Все прояснилось позже.
Когда до цели оставалось полчаса, за правым мотором по крылу поползла масляная дорожка. Тарелкину она не показалась опасной и, решив, что до своей территории он как-нибудь дотянет, не стал сворачивать с пути, а еще через полчаса после выполнения задания мотор стал. Высота медленно пошла на убыль. Если так пойдет и дальше – линии фронта не видать. Командир дал команду выбросить из самолета все лишнее, но лишнего не оказалось – только чехлы, инструментальный ящик, патронные ленты, радиостанция да кислородные баллоны. Такого облегчения самолет не почувствовал. К рассвету земля оказалась совсем рядом. Прыгать поздно. Впереди блеснуло озеро. Тарелкин чуть подвернул к нему и плавно коснулся воды. Подняв волны и тучи брызг, самолет, как катер, заскользил к берегу и, не дойдя до него метра полтора, остановился на мели. Экипаж быстро покинул машину, углубился в лесные дебри, и Тарелкин повел его на восток. Где-то рядом была Опочка, южнее, на железной дороге – Идрица. Предстояло пересечь опаснейшую черту – магистральную дорогу из Новосокольников на Ленинград. Линия фронта лежала еще дальше – на меридиане Великих Лук – и тянулась по реке Ловать. До нее, если по прямой, километров 120.
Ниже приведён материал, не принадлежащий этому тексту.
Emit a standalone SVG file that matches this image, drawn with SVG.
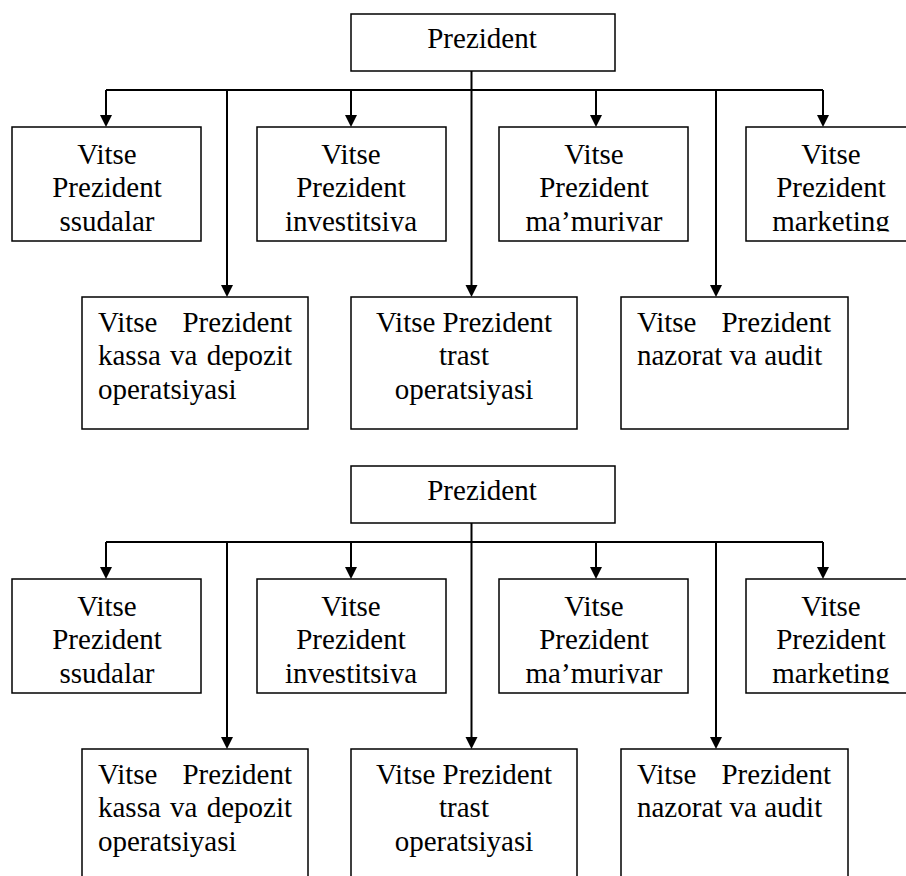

Но, пройдя уже немало, вдруг возвратился к самолету за бортпайком, да так и не вернулся к экипажу воздушный стрелок Афанасий Терехин. Никто об этом бортпайке – фанерном ящике с шоколадом, печеньем и консервами – в те минуты и не подумал, не до него было, а Терехин, самый старший в экипаже по возрасту и опыту жизни деревенского учителя, брянский лесной мужичок, видимо, не очень доверявший мудрости молодого командира и его спутников в пешем походе по оккупированной врагом территории, соблазнился, я думаю, вовсе не содержимым бортпайка, а перспективой одиночного хода, с его точки зрения, более безопасного, чем группой, в которой случайная ошибка одного могла стоить жизни и остальным.